A very interesting topic was also the discussion on how to practically connect the Czech and Hungarian markets. On paper, they are two close Central European economies, but in practice, they often encounter language and cultural barriers. This is where Slovakia's interesting role emerges.
Many Slovaks understand Hungarian or operate in an environment that is culturally and commercially closer to Hungary than the Czech market. At the same time, they also understand the Czech environment very well. This allows Slovak partners, managers, or consultants to act as a natural bridge between the three markets: Czechia, Slovakia, and Hungary.
For fintech companies expanding, this detail is more important than it might seem. Entering a new market isn't just about product, regulation, and price. Often, success hinges on the ability to correctly interpret local business culture, build trust, and understand who the truly relevant partners are. This is precisely where the Czech-Slovak-Hungarian axis can be very strong.
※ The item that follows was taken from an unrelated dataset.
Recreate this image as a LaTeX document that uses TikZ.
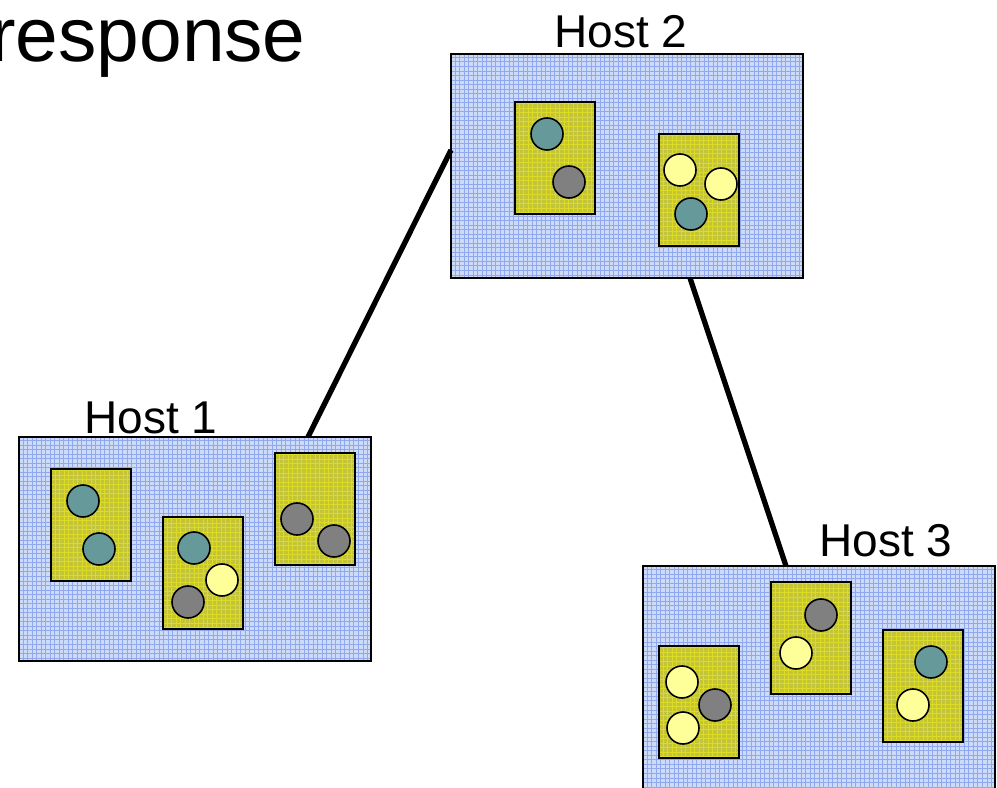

Another important observation from the mission was the interest of Hungarian venture capital firms in Czech fintechs. The Czech market has a good reputation in the region, particularly due to the technical quality of its companies, their ability to build functional products, and their experience with a demanding yet relatively small domestic market.
Czech fintechs can be attractive to Hungarian investors precisely because they often already have a proven product, initial customers, and a clearer idea of how to scale regionally. At the same time, they are not as distant as companies from Western Europe or the USA. They share similar experiences with regional fragmentation, local regulation, banking infrastructure, and the necessity of building products for markets that are not inherently enormous.
From a Czech perspective, it's important that Hungarian capital isn't just a source of funding. It can also bring contacts, local market knowledge, and a pathway to other partners in Central and Southeast Europe.
An interesting topic was also the discussion at Deloitte Hungary, where there was a strong belief that the traditional financial system could partially shift to blockchain infrastructure in the future. This wasn't about enthusiastically repeating old crypto slogans, but rather viewing blockchain as a technological layer for more efficient settlement, tokenization, asset registration, or cross-border financial operations.
This is an important shift. In the past, blockchain was often presented as an alternative to the traditional financial system. Today, there's increasing talk that it can be a part of it. Not necessarily visible to the end-user, but crucial for the underlying infrastructure.
For fintech and wealthtech, this is a crucial topic. If a portion of financial assets, transactions, or settlement processes truly shifts to new technological layers, it will open up space for new products, new types of infrastructure, and new players. At the same time, however, it will require integration with the regulations, banks, and institutions that currently hold the financial system together.

Another prominent theme was Hungary's effort to position itself as a bridge between the European Union and Middle Eastern countries. Hungary is actively engaging with these markets and aims to be a gateway to the EU for some companies from this region.
This is interesting for Czech companies for two reasons. Firstly, it can bring capital, partners, and companies to Hungary that would otherwise have more difficulty entering Central Europe. Secondly, it can open an indirect path for Czech fintechs looking for contacts outside the EU, while still wanting to remain anchored in the European regulatory environment.
Budapest could thus become a place where companies from Central Europe, Western Europe, the Middle East, and other regions meet. If this role continues to strengthen, it could be beneficial for Czech fintechs to be involved sooner, before Hungary becomes an overcrowded and significantly more competitive market.
The Venture & FinTech MeetUp mission to Hungary showed that Budapest is not just another city on the map of Central Europe. For fintech and technology companies, it can represent a practical opportunity to establish contacts with investors, banks, associations, and partners interested in regional cooperation.
The strongest insights from the mission can be summarized in several points. Hungary aims to be an innovation hub and supports technology companies, including through R&D incentives. The Czech and Hungarian markets can be very well connected by the Slovak element, which helps bridge linguistic and cultural differences. Hungarian venture capital funds perceive Czech fintechs as an attractive investment opportunity. Blockchain is returning to the institutional environment as a potential technological core of future financial infrastructure. And Hungary is also striving to act as a gateway to the European Union for Middle Eastern countries.
For Czech fintechs, a simple conclusion follows: Hungary should not be overlooked. It is not a market that would automatically replace Western Europe or Poland. However, it can very well complement the regional strategy of companies looking to grow in CEE, seeking new investors, banking partners, or a path to a broader international ecosystem.
Budapest is closer than it seems. And based on what we saw on site, it's worth keeping an eye on.